— Your goal —
Bring together all lines of the material below that contain the string "this".

— Supplied entries —
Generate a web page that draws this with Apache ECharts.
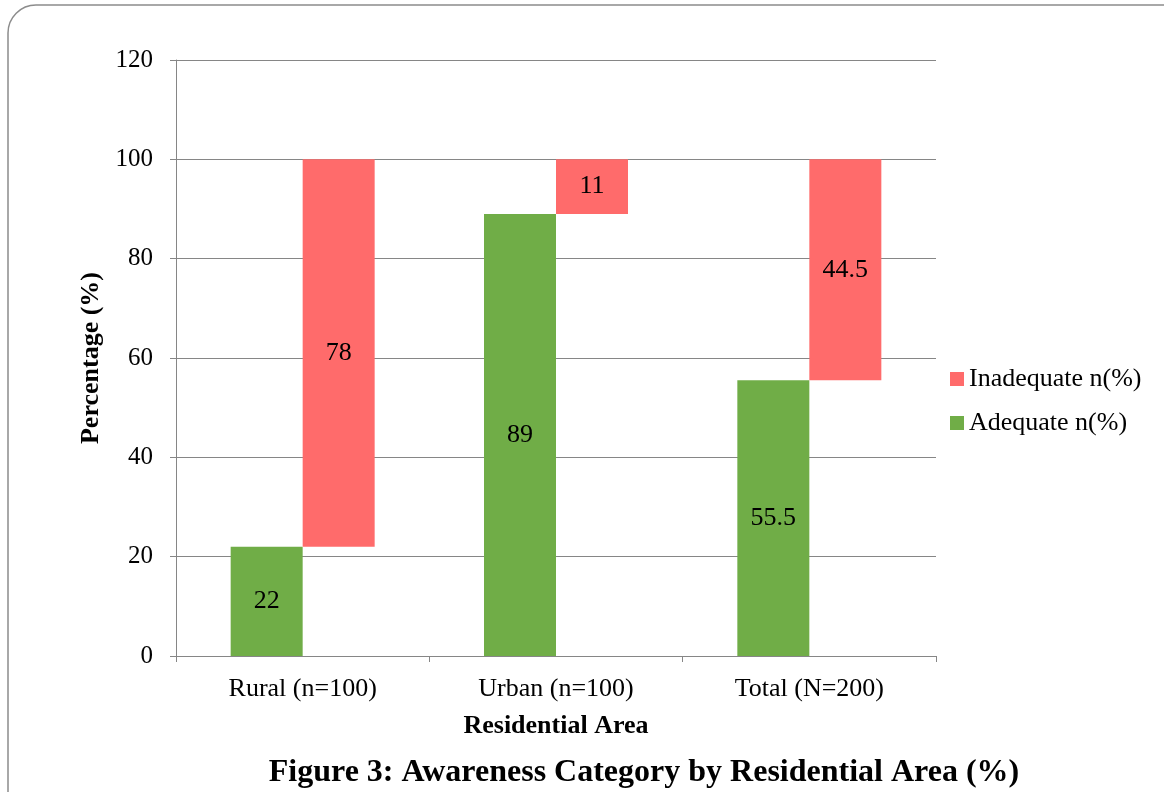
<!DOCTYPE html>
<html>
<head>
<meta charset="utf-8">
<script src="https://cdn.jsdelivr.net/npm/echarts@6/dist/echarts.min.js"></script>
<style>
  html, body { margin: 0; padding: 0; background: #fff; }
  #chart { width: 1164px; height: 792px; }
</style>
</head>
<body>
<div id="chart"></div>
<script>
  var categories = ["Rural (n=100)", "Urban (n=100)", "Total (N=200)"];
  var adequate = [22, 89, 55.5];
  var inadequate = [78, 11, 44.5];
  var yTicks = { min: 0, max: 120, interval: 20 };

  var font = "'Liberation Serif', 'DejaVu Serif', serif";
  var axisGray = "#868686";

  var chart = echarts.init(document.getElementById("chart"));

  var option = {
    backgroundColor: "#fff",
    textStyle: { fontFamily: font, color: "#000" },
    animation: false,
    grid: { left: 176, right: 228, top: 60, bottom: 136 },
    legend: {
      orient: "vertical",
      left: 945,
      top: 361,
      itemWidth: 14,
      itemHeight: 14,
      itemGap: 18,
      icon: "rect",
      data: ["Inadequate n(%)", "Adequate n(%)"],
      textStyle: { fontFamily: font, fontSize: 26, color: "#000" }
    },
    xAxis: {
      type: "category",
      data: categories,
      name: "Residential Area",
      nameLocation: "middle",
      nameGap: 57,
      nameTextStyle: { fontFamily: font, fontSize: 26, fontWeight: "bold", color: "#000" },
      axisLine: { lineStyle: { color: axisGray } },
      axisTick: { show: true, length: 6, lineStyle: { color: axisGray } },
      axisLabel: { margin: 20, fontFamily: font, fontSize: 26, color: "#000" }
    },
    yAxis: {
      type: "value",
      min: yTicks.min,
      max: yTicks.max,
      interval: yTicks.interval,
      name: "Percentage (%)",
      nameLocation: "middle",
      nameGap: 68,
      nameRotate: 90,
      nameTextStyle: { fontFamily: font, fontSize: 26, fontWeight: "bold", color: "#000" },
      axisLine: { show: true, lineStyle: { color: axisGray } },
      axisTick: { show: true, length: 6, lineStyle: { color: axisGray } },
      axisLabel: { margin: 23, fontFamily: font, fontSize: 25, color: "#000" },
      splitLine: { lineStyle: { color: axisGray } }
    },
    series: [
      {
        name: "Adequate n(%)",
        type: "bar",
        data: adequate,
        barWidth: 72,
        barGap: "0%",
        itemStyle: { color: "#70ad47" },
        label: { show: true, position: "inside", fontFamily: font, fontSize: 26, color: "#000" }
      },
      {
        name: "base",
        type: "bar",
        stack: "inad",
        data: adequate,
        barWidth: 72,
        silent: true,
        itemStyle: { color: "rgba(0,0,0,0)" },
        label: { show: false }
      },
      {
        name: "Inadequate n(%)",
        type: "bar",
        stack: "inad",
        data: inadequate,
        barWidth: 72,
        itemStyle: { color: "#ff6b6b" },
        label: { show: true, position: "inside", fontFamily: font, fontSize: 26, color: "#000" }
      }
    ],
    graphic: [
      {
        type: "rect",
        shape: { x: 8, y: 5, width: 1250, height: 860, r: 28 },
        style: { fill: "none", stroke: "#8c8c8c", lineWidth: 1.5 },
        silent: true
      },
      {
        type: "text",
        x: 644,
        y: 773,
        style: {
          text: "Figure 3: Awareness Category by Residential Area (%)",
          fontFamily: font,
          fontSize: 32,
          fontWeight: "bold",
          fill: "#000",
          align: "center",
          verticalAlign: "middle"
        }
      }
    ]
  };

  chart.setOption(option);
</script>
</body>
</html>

* * *

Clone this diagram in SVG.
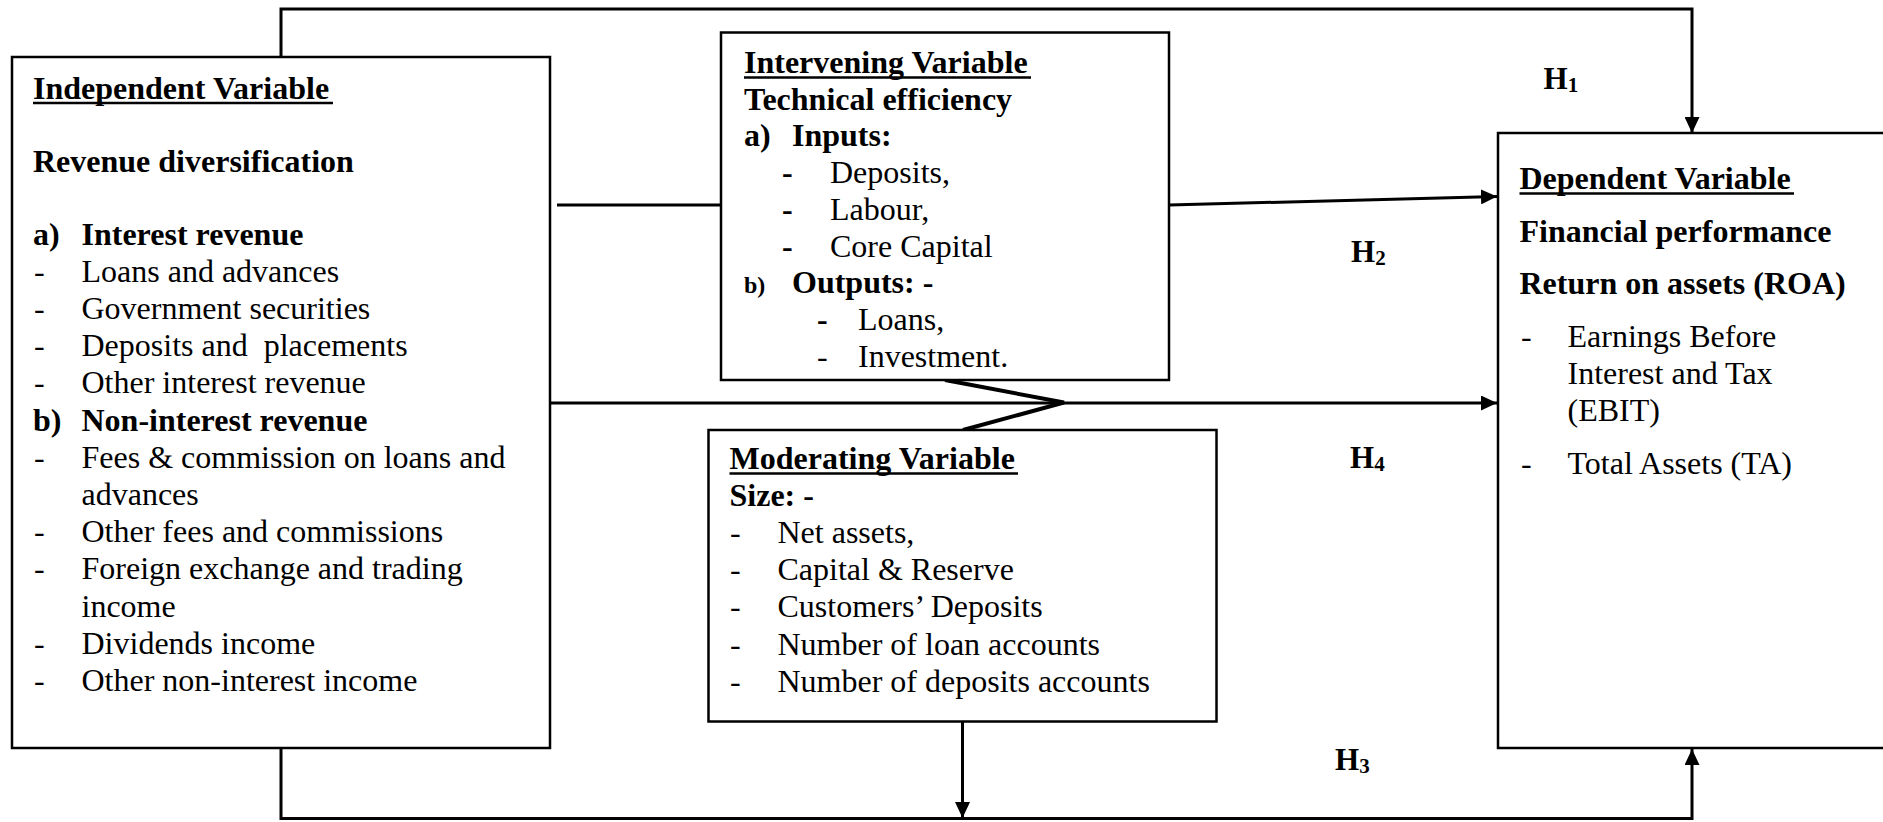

— Exercise response —
Generate a web page that draws this with Apache ECharts.
Clone this diagram in SVG.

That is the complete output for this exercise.